• Collected material:
----------

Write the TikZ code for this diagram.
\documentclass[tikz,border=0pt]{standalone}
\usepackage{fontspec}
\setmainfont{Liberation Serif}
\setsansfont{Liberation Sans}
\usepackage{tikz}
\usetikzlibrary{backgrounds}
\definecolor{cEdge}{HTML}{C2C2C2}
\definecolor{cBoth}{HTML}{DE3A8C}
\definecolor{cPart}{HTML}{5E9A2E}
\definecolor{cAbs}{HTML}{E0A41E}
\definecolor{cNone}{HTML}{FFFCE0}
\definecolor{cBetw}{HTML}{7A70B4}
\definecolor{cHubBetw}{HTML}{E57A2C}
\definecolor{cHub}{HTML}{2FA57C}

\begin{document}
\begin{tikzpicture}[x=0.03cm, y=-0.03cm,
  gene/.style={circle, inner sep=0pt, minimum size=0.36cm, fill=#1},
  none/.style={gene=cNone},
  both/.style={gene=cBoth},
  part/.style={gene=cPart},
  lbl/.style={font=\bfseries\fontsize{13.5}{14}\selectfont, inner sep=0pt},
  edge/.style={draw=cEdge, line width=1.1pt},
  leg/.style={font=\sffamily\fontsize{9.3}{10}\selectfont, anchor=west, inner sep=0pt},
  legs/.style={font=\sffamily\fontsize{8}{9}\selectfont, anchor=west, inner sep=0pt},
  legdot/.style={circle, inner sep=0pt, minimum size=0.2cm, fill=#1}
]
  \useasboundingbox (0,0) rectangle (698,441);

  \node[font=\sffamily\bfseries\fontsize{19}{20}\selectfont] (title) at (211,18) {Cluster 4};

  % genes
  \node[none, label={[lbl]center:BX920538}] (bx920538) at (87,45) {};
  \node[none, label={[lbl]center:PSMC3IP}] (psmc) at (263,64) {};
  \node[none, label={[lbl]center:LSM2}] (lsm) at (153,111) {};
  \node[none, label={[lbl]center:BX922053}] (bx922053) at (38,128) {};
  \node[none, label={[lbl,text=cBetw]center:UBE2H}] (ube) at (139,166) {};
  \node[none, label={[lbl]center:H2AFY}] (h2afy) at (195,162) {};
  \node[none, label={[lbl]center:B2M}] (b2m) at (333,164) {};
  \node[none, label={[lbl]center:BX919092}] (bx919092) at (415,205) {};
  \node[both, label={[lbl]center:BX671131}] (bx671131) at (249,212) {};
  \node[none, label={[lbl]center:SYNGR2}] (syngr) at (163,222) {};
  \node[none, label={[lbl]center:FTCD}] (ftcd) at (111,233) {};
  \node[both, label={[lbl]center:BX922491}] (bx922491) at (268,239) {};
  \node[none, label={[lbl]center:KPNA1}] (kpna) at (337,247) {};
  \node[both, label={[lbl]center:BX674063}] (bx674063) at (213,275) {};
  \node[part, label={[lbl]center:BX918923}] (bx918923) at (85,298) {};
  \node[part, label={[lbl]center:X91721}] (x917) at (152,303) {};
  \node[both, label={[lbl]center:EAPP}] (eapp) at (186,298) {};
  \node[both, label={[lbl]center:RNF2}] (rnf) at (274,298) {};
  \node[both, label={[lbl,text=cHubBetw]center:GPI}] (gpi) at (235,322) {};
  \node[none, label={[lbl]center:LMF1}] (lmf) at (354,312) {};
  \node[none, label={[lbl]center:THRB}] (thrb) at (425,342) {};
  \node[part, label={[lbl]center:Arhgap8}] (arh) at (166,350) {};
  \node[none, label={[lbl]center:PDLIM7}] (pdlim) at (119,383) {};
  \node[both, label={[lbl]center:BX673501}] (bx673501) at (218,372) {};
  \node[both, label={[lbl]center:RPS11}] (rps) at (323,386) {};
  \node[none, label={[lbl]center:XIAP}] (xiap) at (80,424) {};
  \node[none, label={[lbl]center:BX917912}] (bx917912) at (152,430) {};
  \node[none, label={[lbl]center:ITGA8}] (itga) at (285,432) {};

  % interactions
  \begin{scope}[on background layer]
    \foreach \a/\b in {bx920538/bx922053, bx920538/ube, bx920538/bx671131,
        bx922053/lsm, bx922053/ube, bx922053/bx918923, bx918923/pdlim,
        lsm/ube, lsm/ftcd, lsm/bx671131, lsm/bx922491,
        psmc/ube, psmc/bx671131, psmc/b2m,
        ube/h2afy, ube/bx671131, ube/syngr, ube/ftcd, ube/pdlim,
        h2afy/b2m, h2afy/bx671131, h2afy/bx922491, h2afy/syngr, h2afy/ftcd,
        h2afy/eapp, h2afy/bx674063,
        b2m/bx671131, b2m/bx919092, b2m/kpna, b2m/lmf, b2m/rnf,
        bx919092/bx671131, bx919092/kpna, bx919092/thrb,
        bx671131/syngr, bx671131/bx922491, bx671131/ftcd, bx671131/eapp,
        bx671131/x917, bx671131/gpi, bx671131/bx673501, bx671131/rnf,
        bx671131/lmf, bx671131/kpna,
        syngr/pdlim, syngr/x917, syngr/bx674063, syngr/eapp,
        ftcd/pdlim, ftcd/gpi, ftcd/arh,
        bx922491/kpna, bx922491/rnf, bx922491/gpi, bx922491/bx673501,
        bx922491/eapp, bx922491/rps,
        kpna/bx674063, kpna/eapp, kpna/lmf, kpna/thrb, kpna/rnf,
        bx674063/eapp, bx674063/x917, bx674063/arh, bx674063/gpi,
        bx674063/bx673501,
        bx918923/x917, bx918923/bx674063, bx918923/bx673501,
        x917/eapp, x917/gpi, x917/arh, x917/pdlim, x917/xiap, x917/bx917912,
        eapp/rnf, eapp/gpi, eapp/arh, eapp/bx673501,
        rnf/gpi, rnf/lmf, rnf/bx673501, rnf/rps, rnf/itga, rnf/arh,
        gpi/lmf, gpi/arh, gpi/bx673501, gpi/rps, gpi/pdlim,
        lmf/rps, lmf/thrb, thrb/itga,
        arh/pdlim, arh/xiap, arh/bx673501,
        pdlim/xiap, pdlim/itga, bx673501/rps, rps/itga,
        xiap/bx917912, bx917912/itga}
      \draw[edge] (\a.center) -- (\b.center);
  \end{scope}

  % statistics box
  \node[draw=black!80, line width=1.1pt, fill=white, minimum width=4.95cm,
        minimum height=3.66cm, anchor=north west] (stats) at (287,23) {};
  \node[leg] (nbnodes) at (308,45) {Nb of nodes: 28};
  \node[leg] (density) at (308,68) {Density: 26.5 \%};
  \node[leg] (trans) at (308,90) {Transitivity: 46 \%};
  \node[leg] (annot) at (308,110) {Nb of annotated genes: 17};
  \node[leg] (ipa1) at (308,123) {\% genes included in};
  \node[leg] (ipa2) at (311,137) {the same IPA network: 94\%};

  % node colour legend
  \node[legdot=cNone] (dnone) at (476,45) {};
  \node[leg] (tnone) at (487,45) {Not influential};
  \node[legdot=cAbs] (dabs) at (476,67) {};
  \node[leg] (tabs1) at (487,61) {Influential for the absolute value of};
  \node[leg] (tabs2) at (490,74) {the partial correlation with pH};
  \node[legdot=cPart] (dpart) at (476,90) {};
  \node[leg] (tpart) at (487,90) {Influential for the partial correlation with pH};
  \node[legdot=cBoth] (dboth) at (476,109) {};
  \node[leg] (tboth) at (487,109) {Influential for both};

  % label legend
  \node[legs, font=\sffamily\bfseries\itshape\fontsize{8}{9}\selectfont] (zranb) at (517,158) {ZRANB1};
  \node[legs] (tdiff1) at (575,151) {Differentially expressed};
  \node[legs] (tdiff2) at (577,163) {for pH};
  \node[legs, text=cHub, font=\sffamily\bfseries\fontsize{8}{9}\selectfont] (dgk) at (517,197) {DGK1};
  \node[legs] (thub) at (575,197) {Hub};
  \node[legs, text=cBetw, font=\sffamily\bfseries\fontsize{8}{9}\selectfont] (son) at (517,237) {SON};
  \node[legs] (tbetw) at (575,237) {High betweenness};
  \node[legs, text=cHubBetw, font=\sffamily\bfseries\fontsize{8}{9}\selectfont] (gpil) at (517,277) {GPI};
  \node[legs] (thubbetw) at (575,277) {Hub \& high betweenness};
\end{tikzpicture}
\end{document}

----------

• Problem description: Restate the listing exactly, starting at its first line and ending at the line where "(title) at (211,18)" occurs; include both and no other lines.

• Reply:
Write the TikZ code for this diagram.
\documentclass[tikz,border=0pt]{standalone}
\usepackage{fontspec}
\setmainfont{Liberation Serif}
\setsansfont{Liberation Sans}
\usepackage{tikz}
\usetikzlibrary{backgrounds}
\definecolor{cEdge}{HTML}{C2C2C2}
\definecolor{cBoth}{HTML}{DE3A8C}
\definecolor{cPart}{HTML}{5E9A2E}
\definecolor{cAbs}{HTML}{E0A41E}
\definecolor{cNone}{HTML}{FFFCE0}
\definecolor{cBetw}{HTML}{7A70B4}
\definecolor{cHubBetw}{HTML}{E57A2C}
\definecolor{cHub}{HTML}{2FA57C}

\begin{document}
\begin{tikzpicture}[x=0.03cm, y=-0.03cm,
  gene/.style={circle, inner sep=0pt, minimum size=0.36cm, fill=#1},
  none/.style={gene=cNone},
  both/.style={gene=cBoth},
  part/.style={gene=cPart},
  lbl/.style={font=\bfseries\fontsize{13.5}{14}\selectfont, inner sep=0pt},
  edge/.style={draw=cEdge, line width=1.1pt},
  leg/.style={font=\sffamily\fontsize{9.3}{10}\selectfont, anchor=west, inner sep=0pt},
  legs/.style={font=\sffamily\fontsize{8}{9}\selectfont, anchor=west, inner sep=0pt},
  legdot/.style={circle, inner sep=0pt, minimum size=0.2cm, fill=#1}
]
  \useasboundingbox (0,0) rectangle (698,441);

  \node[font=\sffamily\bfseries\fontsize{19}{20}\selectfont] (title) at (211,18) {Cluster 4};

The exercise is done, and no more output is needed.